You can actually accelerate quickly, turn on a dime, and you simply shift the weight on your feet forward and aft to go ahead or in reverse. Riding the Segways was a blast, and we looked like a flock of ducklings in single file moving at 8-12 mph around the riverfront area. At $7,000 a pop to own, I’m not sure they will replace golf carts in The Villages, but for a day, they were great fun.
Here are the Three Musketeers stooging around on the famous Stone Arch Bridge at St. Anthony Falls. You may note that Terri is not wearing her trademark arctic parka and snow goggles today… it was unseasonably mild on Saturday.

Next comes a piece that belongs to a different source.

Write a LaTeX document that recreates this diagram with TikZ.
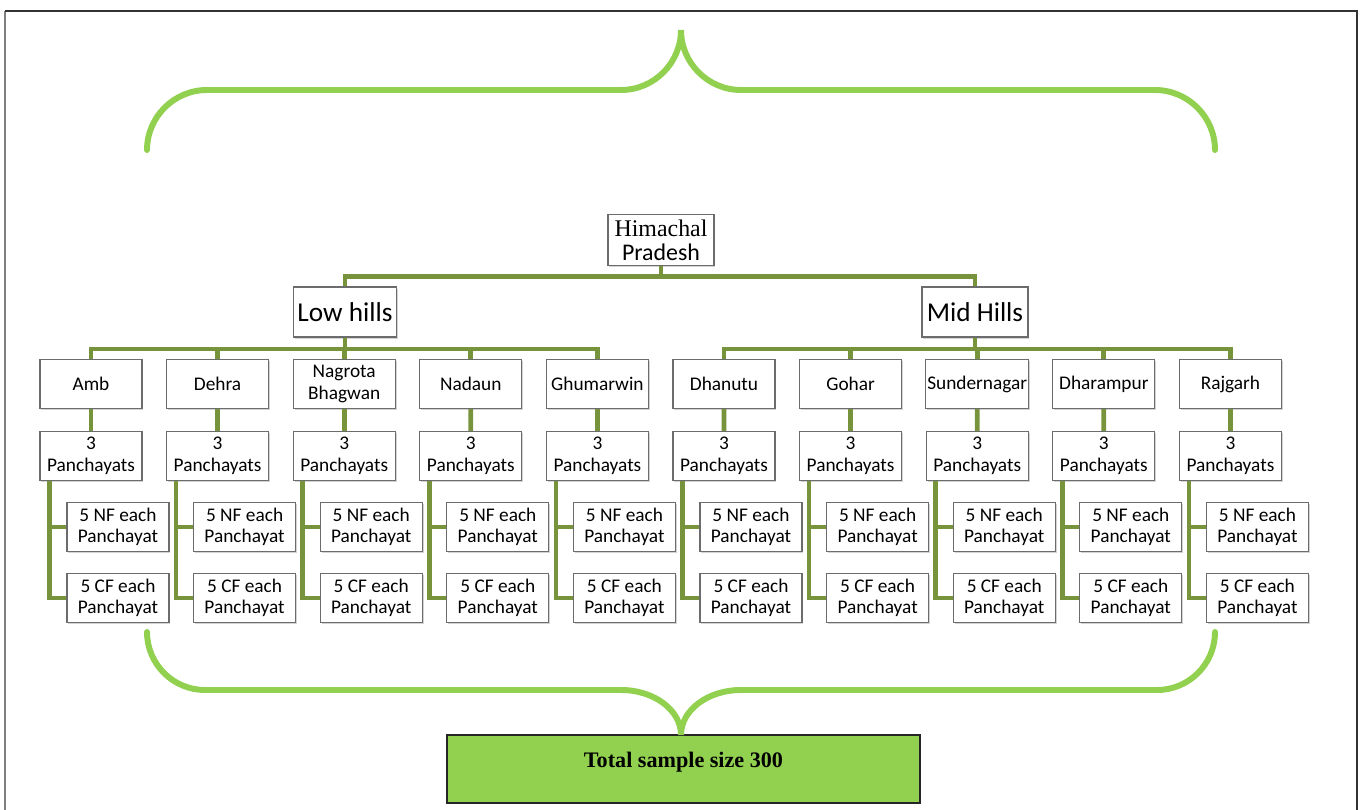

The Stone Arch Bridge is the only arched bridge made of stone on the entire Mississippi River, and was built by railroad tycoon James J. Hill and architect Charles C. Smith in 1882-1883.It served as a railroad bridge until 1978, and became a bike/walking path in 1994.
The Segway tour proceeded onto Nicollet Island, where only 144 residents occupy quaint old frame houses, one painted in garish purple and (incorrectly) reputed to be home of the singer previously known as Prince.
Saturday evening found us at Terri and Pam’s lovely home in Coon Rapids, MN, for snackies and dinner – delicious homemade pasta sauce over spaghetti squash, with a very artistic salad and yummy chocolate dessert. Their cat Gabby was temporarily sequestered in the basement to prevent inadvertent interaction with Rudy and Gretchen, who might have mistaken her for a large squirrel…
I have occasionally poked fun at Terri for the odd name of her current home town. She very thoughtfully designed tee shirts for MLB and myself, with “Someone in Coon Rapids Loves Me” logos, to commemorate our visit!